WHAT YOU SHOULD DO: Read the data and repeat all of it exactly.
====
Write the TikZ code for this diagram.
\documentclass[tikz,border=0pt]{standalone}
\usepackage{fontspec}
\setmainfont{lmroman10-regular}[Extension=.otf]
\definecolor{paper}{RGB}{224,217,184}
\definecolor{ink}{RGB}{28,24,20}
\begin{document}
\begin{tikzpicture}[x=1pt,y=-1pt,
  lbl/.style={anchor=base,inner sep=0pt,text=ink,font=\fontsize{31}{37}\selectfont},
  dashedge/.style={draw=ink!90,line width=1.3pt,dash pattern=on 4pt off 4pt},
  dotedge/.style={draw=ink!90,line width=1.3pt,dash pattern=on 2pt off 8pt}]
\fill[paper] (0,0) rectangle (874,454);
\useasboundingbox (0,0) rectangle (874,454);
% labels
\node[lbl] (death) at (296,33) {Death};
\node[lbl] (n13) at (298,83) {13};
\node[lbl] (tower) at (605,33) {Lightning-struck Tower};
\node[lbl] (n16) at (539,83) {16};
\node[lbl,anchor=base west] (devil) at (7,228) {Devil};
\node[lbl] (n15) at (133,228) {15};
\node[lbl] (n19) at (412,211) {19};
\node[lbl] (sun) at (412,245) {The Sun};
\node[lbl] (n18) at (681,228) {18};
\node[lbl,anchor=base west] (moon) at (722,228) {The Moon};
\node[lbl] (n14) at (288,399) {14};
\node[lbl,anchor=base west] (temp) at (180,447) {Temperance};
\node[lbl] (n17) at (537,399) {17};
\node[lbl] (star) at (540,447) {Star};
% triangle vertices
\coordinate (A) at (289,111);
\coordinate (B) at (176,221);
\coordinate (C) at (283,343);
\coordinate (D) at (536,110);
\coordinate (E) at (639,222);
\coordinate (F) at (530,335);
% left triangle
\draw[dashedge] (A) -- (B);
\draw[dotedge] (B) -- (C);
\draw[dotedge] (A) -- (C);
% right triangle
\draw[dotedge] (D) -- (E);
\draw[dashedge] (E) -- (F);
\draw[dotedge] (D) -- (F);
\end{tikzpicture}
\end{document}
====
THE OUTPUT:
Write the TikZ code for this diagram.
\documentclass[tikz,border=0pt]{standalone}
\usepackage{fontspec}
\setmainfont{lmroman10-regular}[Extension=.otf]
\definecolor{paper}{RGB}{224,217,184}
\definecolor{ink}{RGB}{28,24,20}
\begin{document}
\begin{tikzpicture}[x=1pt,y=-1pt,
  lbl/.style={anchor=base,inner sep=0pt,text=ink,font=\fontsize{31}{37}\selectfont},
  dashedge/.style={draw=ink!90,line width=1.3pt,dash pattern=on 4pt off 4pt},
  dotedge/.style={draw=ink!90,line width=1.3pt,dash pattern=on 2pt off 8pt}]
\fill[paper] (0,0) rectangle (874,454);
\useasboundingbox (0,0) rectangle (874,454);
% labels
\node[lbl] (death) at (296,33) {Death};
\node[lbl] (n13) at (298,83) {13};
\node[lbl] (tower) at (605,33) {Lightning-struck Tower};
\node[lbl] (n16) at (539,83) {16};
\node[lbl,anchor=base west] (devil) at (7,228) {Devil};
\node[lbl] (n15) at (133,228) {15};
\node[lbl] (n19) at (412,211) {19};
\node[lbl] (sun) at (412,245) {The Sun};
\node[lbl] (n18) at (681,228) {18};
\node[lbl,anchor=base west] (moon) at (722,228) {The Moon};
\node[lbl] (n14) at (288,399) {14};
\node[lbl,anchor=base west] (temp) at (180,447) {Temperance};
\node[lbl] (n17) at (537,399) {17};
\node[lbl] (star) at (540,447) {Star};
% triangle vertices
\coordinate (A) at (289,111);
\coordinate (B) at (176,221);
\coordinate (C) at (283,343);
\coordinate (D) at (536,110);
\coordinate (E) at (639,222);
\coordinate (F) at (530,335);
% left triangle
\draw[dashedge] (A) -- (B);
\draw[dotedge] (B) -- (C);
\draw[dotedge] (A) -- (C);
% right triangle
\draw[dotedge] (D) -- (E);
\draw[dashedge] (E) -- (F);
\draw[dotedge] (D) -- (F);
\end{tikzpicture}
\end{document}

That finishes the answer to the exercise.